Archive for January 15th, 2008

THE MAD MISS MANTON (Leigh Jason, 1938)

January 15, 2008

Some films we watch just for fun. The Mad Miss Manton is very enjoyable through repeated viewings.
     The film is a hybrid, mixing genres: mystery, screwball comedy, social satire. It’s about the Manhattan rich, on the one hand, and working stiffs, on the other. It’s about a romantic accommodation between these two groups. It ends, once the convoluted (and irrelevant) murder mystery is solved, with an air of impending marriage circulating around the two lead characters: a madcap debutante, who investigates a murder (abetted by a swarm of girlfriends from her social circle) simply to prove she isn’t idle and addle-brained, and a newspaper columnist, who openly looks forward to living on his wife’s money. It is the first comic pairing, besides, of two glorious actors, Barbara Stanwyck and Henry Fonda, who always declared Stanwyck his favorite female screen partner—a refreshing change from all those diplomatic actors who won’t announce their choice of this in public. The two went on to make the brilliant Lady Eve (Preston Sturges, 1941) and the tepid You Belong to Me (Wesley Ruggles, 1941). The quality of The Mad Miss Manton falls halfway in between.
     Both Stanwyck and Fonda are intermittently hilarious as Melsa Manton and Peter Ames. Their skill, sparkle and charm are the main attractions. There’s a wonderful scene where Hattie McDaniel, playing Melsa’s bossy maid, Hilda, warns Ames that if he comes through the apartment door he’ll get a pitcherful of water in his face. With Hilda offscreen and the camera fixed on Ames, who crosses the threshold, the next thing we see is a sopping wet Peter Ames. Light entertainment doesn’t get much better than this.
     Sam Levene recycles his performance from After the Thin Man (W. S. Van Dyke, 1936). The Jewish police detective he plays this time is named Mike Brent. (Levene is always a bit tiresome.) The director, New Yorker Leigh Jason, who was Leigh Jacobson before he changed his name in the 1920s when he switched from screenwriting to directing, knows about such judicious assimilation. Jason, who is spry and visually gifted, would direct the popular television series Richard Diamond, Private Detective, which introduced us to Mary Moore, before she added the Tyler, as Sam, a voice and a pair of gams: the telephone operator whose face the camera never showed.
     With Casablanca (Michael Curtiz, 1942) still ahead, Philip G. Epstein wrote the witty script (along with uncredited collaborators Fred F. Finklehoffe, Arthur Kober, John Monks, Jr., and Hal Yates) from an original screen story by Wilson Collison—doubtless a pseudonym inspired by Wilkie Collins. (I may be wrong here; for years I assumed that Hermes Pan wasn’t a real name either.) The gorgeously diffuse, luxuriant and ominous black-and-white cinematography is by Nicholas Musuraca, who went on to photograph two masterpieces of screen terror: Jacques Tourneur’s The Cat People (1942) and Robert Siodmak’s The Spiral Staircase (1946).
     The Mad Miss Manton is an eminently likeable film.
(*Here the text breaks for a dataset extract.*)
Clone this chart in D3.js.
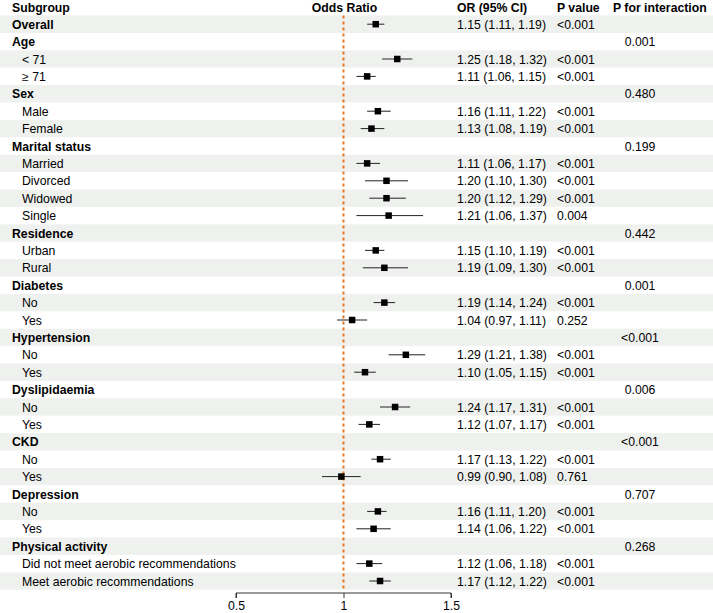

AT FULL GALLOP (Krzysztof Zanussi, 1996)

January 15, 2008

Krzysztof Zanussi’s autobiographical Cwal centers on Hubert, a young teenager in the country. When his father defects to the West, Hubert’s mother is summoned to an interrogation. The familiar way this scene would be shot would have the pair anxiously waiting for their turn to enter the Party official’s office. Zanussi upsets our expectation. Someone else, his face bloodied, sits briefly outside the office on a bench before being forcibly led away; mother and son already, we see, are inside the office. This film will be full of recollected detail, but it won’t be sentimental; the stroke of objectivity that Zanussi achieves with this brutalized stranger foretells why Hubert’s mother arranges to hide her son, sending him to live with his Aunt Ida in Warsaw. “He doesn’t care for Poland anymore,” the Communist says, referring to Hubert’s father. “He fought for Poland,” the woman counters. “Yes,” the official notes, “but not for our Poland.”
     Hubert and his aunt share a love of horses and of riding. One day their riding group is assaulted by boys with stones. “Bolshevik scum!” she calls out—regrettably in official earshot. Later she chides herself: “Why did I say that? Landowners ride horses, too.” Ida’s ability to manipulate authorities into believing she is compliant will now be complicated by her need to protect her nephew at all cost.
     I have been slow to realize how fine a film this is, perhaps because I tend to recoil at bourgeoisism. Who cares whether Ida can have access to horses and can openly ride? But one is entitled to one’s harmless, trivial pleasures. Freedom is valuable not just when it is writ large. This robust person is entitled to be herself. Maja Komorowska (best actress, Polish Film Festival) gives an extraordinary performance.